Do you feel confident to discuss with other people about the knowledge and topics covered in this unit?

I feel that I’d be somewhat confident in talking to someone about the topics covered in this unit. I feel that I have a good idea of what a robot is and some currently used robots. I also would be happy to talk about my Hebocon robot (which is basically just a toy car taped into a taco box). The programming is a bit different. I’d be  okay to discuss the programming with someone else, but if I am told to educate someone, it would be very difficult.

How can we learn better as a group? What can you and the class do to learn better?

Obviously there are some issues with our class. I feel that maturity is a amain factor (as the class was majority freshman). This is somewhat difficult to change unless we implement preschool discipline tactics. One tactic that might work is to just kick out the person who is being annoying, and let them back in after a certain amount of time. This would probably get better as the year goes on. Other than that, I fee that the “figure it out yourself” teaching strategy, although frustrating and time consuming, does force us to actually learn.
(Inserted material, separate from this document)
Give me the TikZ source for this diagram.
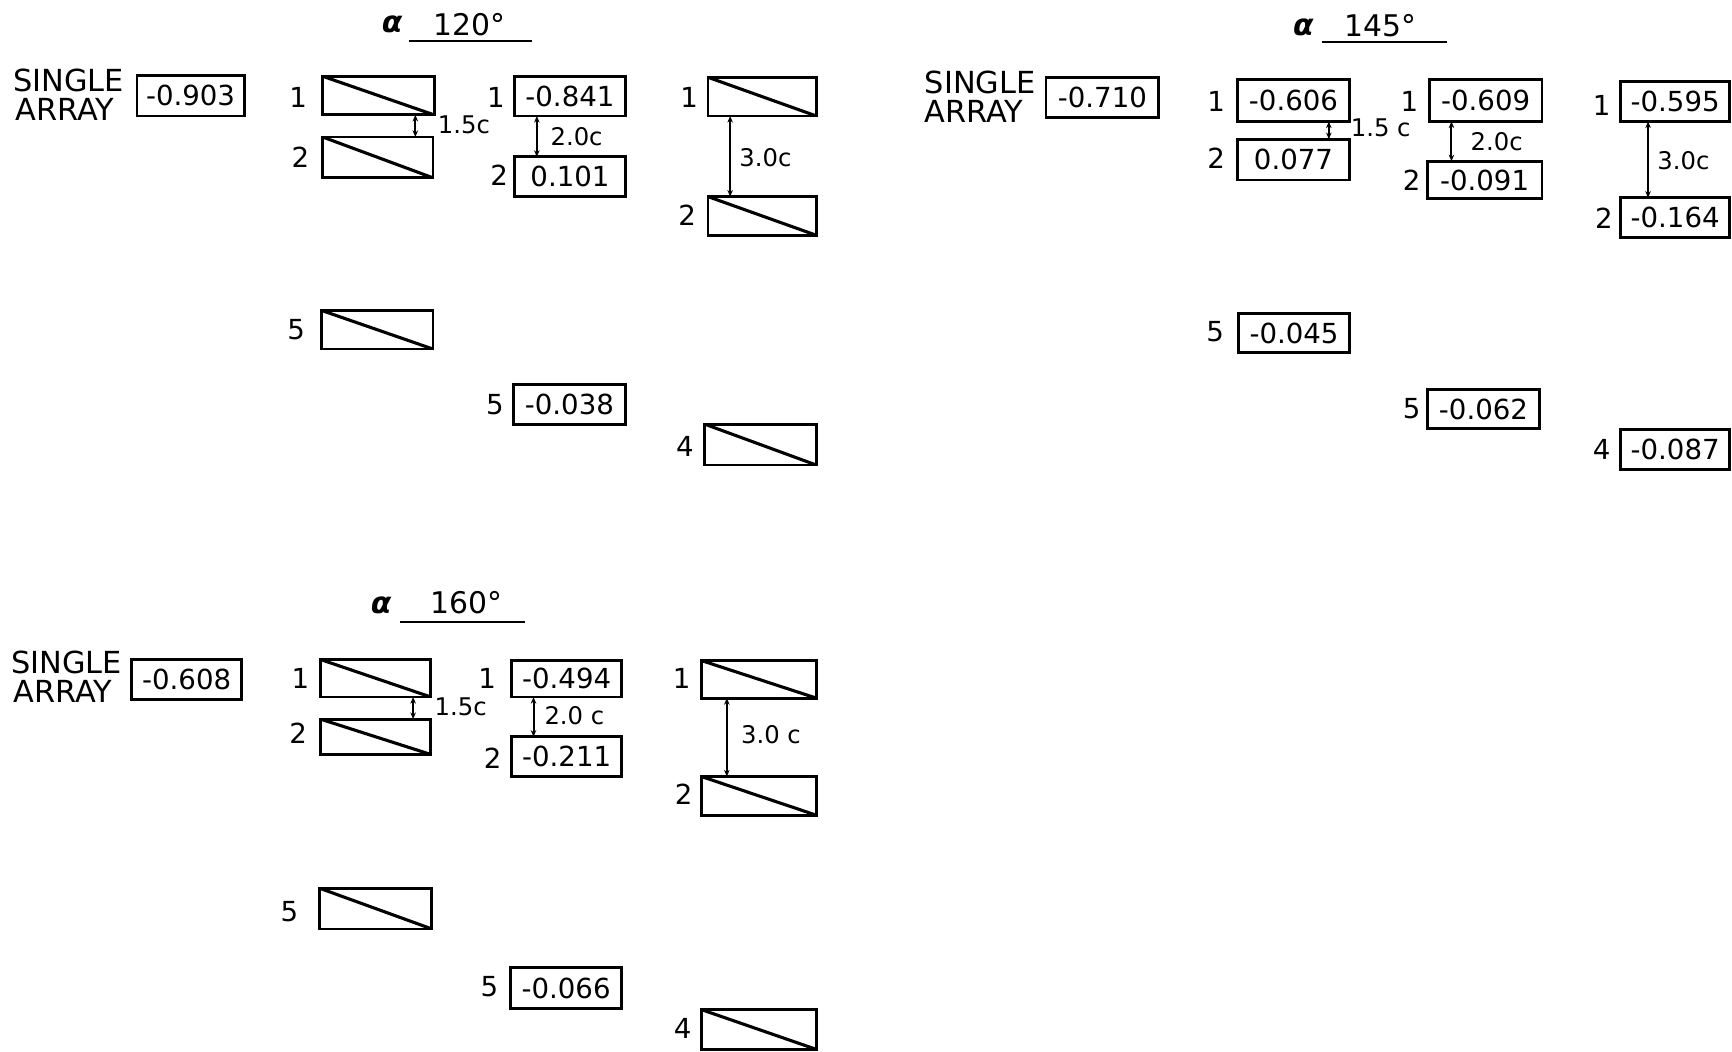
\documentclass[tikz,border=0pt]{standalone}
\usepackage{fontspec}
\setmainfont{DejaVu Sans}
\usetikzlibrary{arrows.meta}
\tikzset{
  base/.style={draw, line width=2.6pt, rectangle, inner sep=0pt, outer sep=0pt},
  valbox/.style={base, font=\fontsize{25}{27}\selectfont},
  diagbox/.style={base, path picture={\draw[line width=2.8pt] (path picture bounding box.north west) -- (path picture bounding box.south east);}},
  lbl/.style={inner sep=0pt, font=\fontsize{25}{27}\selectfont},
  dimtxt/.style={inner sep=0pt, font=\fontsize{22}{24}\selectfont},
  sgl/.style={inner sep=0pt, anchor=west, font=\fontsize{27.5}{29}\selectfont},
  ttl/.style={inner sep=0pt, font=\fontsize{27}{29}\selectfont},
  alf/.style={inner sep=0pt, font=\fontsize{27}{29}\selectfont\bfseries\itshape},
  uline/.style={line width=2.4pt},
  dim/.style={line width=1.8pt, {Stealth[length=6pt,width=5pt]}-{Stealth[length=6pt,width=5pt]}}
}
\newcommand{\mybox}[7][valbox]{\node[#1, minimum width={(#5-#3)*1pt}, minimum height={(#6-#4)*1pt}] (#2) at ({(#3+#5)/2},{(#4+#6)/2}) {#7};}
\begin{document}
\begin{tikzpicture}[x=1pt,y=-1pt]
\useasboundingbox[fill=white] (0,0) rectangle (1568,952);

% ===== Panel 120 =====
\node[alf] (alA) at (355,22) {α};
\node[ttl] (tA) at (425,22) {120°};
\coordinate (uA1) at (370,37); \coordinate (uA2) at (482,37);
\draw[uline] (uA1) -- (uA2);
\node[sgl] (sgA1) at (12,73) {SINGLE};
\node[sgl] (sgA2) at (14,99) {ARRAY};
\mybox{sA}{124}{68}{221}{105}{-0.903}
% col 1
\node[lbl] (lA11) at (270,88) {1};
\mybox[diagbox]{a11}{292}{69}{393}{104}{}
\node[lbl] (lA12) at (272,142) {2};
\mybox[diagbox]{a12}{292}{124}{392}{161}{}
\draw[dim] ([xshift=84pt]a11.south west) -- ([xshift=84pt]a11.south west |- a12.north);
\node[dimtxt] (dA1) at (420,113) {1.5c};
% col 2
\node[lbl] (lA21) at (449,88) {1};
\mybox{a21}{466}{69}{566}{105}{-0.841}
\node[lbl] (lA22) at (452,159) {2};
\mybox{a22}{466}{142}{566}{178}{0.101}
\draw[dim] ([xshift=20pt]a21.south west) -- ([xshift=20pt]a21.south west |- a22.north);
\node[dimtxt] (dA2) at (522,124) {2.0c};
% col 3
\node[lbl] (lA31) at (624,88) {1};
\mybox[diagbox]{a31}{641}{70}{739}{105}{}
\node[lbl] (lA32) at (622,195) {2};
\mybox[diagbox]{a32}{641}{178}{739}{213}{}
\draw[dim] ([xshift=20pt]a31.south west) -- ([xshift=20pt]a31.south west |- a32.north);
\node[dimtxt] (dA3) at (693,143) {3.0c};
% lower
\node[lbl] (lA15) at (268,298) {5};
\mybox[diagbox]{a15}{291}{281}{392}{316}{}
\node[lbl] (lA25) at (448,366) {5};
\mybox{a25}{465}{348}{566}{384}{-0.038}
\node[lbl] (lA34) at (620,404) {4};
\mybox[diagbox]{a34}{638}{384}{739}{421}{}

% ===== Panel 145 =====
\node[alf] (alB) at (1180,25) {α};
\node[ttl] (tB) at (1250,23) {145°};
\coordinate (uB1) at (1197,38); \coordinate (uB2) at (1310,38);
\draw[uline] (uB1) -- (uB2);
\node[sgl] (sgB1) at (837,75) {SINGLE};
\node[sgl] (sgB2) at (837,101) {ARRAY};
\mybox{sB}{947}{70}{1049}{106}{-0.710}
% col 1
\node[lbl] (lB11) at (1101,92) {1};
\mybox{b11}{1120}{72}{1222}{110}{-0.606}
\node[lbl] (lB12) at (1101,143) {2};
\mybox{b12}{1120}{126}{1222}{163}{0.077}
\draw[dim] ([xshift=83pt]b11.south west) -- ([xshift=83pt]b11.south west |- b12.north);
\node[dimtxt] (dB1) at (1250,116) {1.5 c};
% col 2
\node[lbl] (lB21) at (1276,92) {1};
\mybox{b21}{1294}{72}{1396}{110}{-0.609}
\node[lbl] (lB22) at (1278,163) {2};
\mybox{b22}{1292}{146}{1396}{180}{-0.091}
\draw[dim] ([xshift=20pt]b21.south west) -- ([xshift=20pt]b21.south west |- b22.north);
\node[dimtxt] (dB2) at (1355,128) {2.0c};
% col 3
\node[lbl] (lB31) at (1450,95) {1};
\mybox{b31}{1467}{74}{1566}{110}{-0.595}
\node[lbl] (lB32) at (1452,198) {2};
\mybox{b32}{1467}{179}{1566}{215}{-0.164}
\draw[dim] ([xshift=25pt]b31.south west) -- ([xshift=25pt]b31.south west |- b32.north);
\node[dimtxt] (dB3) at (1524,145) {3.0c};
% lower
\node[lbl] (lB15) at (1100,300) {5};
\mybox{b15}{1121}{284}{1222}{319}{-0.045}
\node[lbl] (lB25) at (1278,370) {5};
\mybox{b25}{1292}{353}{1394}{388}{-0.062}
\node[lbl] (lB34) at (1450,407) {4};
\mybox{b34}{1467}{389}{1566}{425}{-0.087}

% ===== Panel 160 =====
\node[alf] (alC) at (345,548) {α};
\node[ttl] (tC) at (422,546) {160°};
\coordinate (uC1) at (362,563); \coordinate (uC2) at (475,563);
\draw[uline] (uC1) -- (uC2);
\node[sgl] (sgC1) at (10,600) {SINGLE};
\node[sgl] (sgC2) at (12,626) {ARRAY};
\mybox{sC}{119}{597}{219}{633}{-0.608}
% col 1
\node[lbl] (lC11) at (272,614) {1};
\mybox[diagbox]{c11}{290}{597}{390}{631}{}
\node[lbl] (lC12) at (270,664) {2};
\mybox[diagbox]{c12}{290}{651}{390}{683}{}
\draw[dim] ([xshift=84pt]c11.south west) -- ([xshift=84pt]c11.south west |- c12.north);
\node[dimtxt] (dC1) at (417,640) {1.5c};
% col 2
\node[lbl] (lC21) at (441,614) {1};
\mybox{c21}{463}{598}{563}{631}{-0.494}
\node[lbl] (lC22) at (446,686) {2};
\mybox{c22}{463}{667}{563}{703}{-0.211}
\draw[dim] ([xshift=20pt]c21.south west) -- ([xshift=20pt]c21.south west |- c22.north);
\node[dimtxt] (dC2) at (520,648) {2.0 c};
% col 3
\node[lbl] (lC31) at (617,614) {1};
\mybox[diagbox]{c31}{635}{598}{739}{632}{}
\node[lbl] (lC32) at (619,719) {2};
\mybox[diagbox]{c32}{635}{703}{739}{738}{}
\draw[dim] ([xshift=23pt]c31.south west) -- ([xshift=23pt]c31.south west |- c32.north);
\node[dimtxt] (dC3) at (698,665) {3.0 c};
% lower
\node[lbl] (lC15) at (262,825) {5};
\mybox[diagbox]{c15}{289}{804}{391}{841}{}
\node[lbl] (lC25) at (443,893) {5};
\mybox{c25}{462}{876}{563}{913}{-0.066}
\node[lbl] (lC34) at (618,931) {4};
\mybox[diagbox]{c34}{635}{914}{739}{950}{}
\end{tikzpicture}
\end{document}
This learning strategy forces us to listen, and there is no option to ignore the teacher (mainly because they aren’t saying anything). The class can learn better if we were given more self learning opportunities while still having guidance from the teacher.

Other questions related to this unit.

My main question is obviously about the coding. We would probably learn more about coding in future units, but currently, my main question is just how to code and what language is being used.

Hebocon

The definition of a robot is a machine capable of carrying out a complex series of actions automatically, especially one programmable by a computer. However, the things we built at Hebocon does not follow this definition. In this case, we’re using the term robot as anything that can move. The most creative robot is probably the BRICK because nobody really thought of building something like that. The difference of the Hebocon bots and the VEX robots is that VEX robots can be programmed.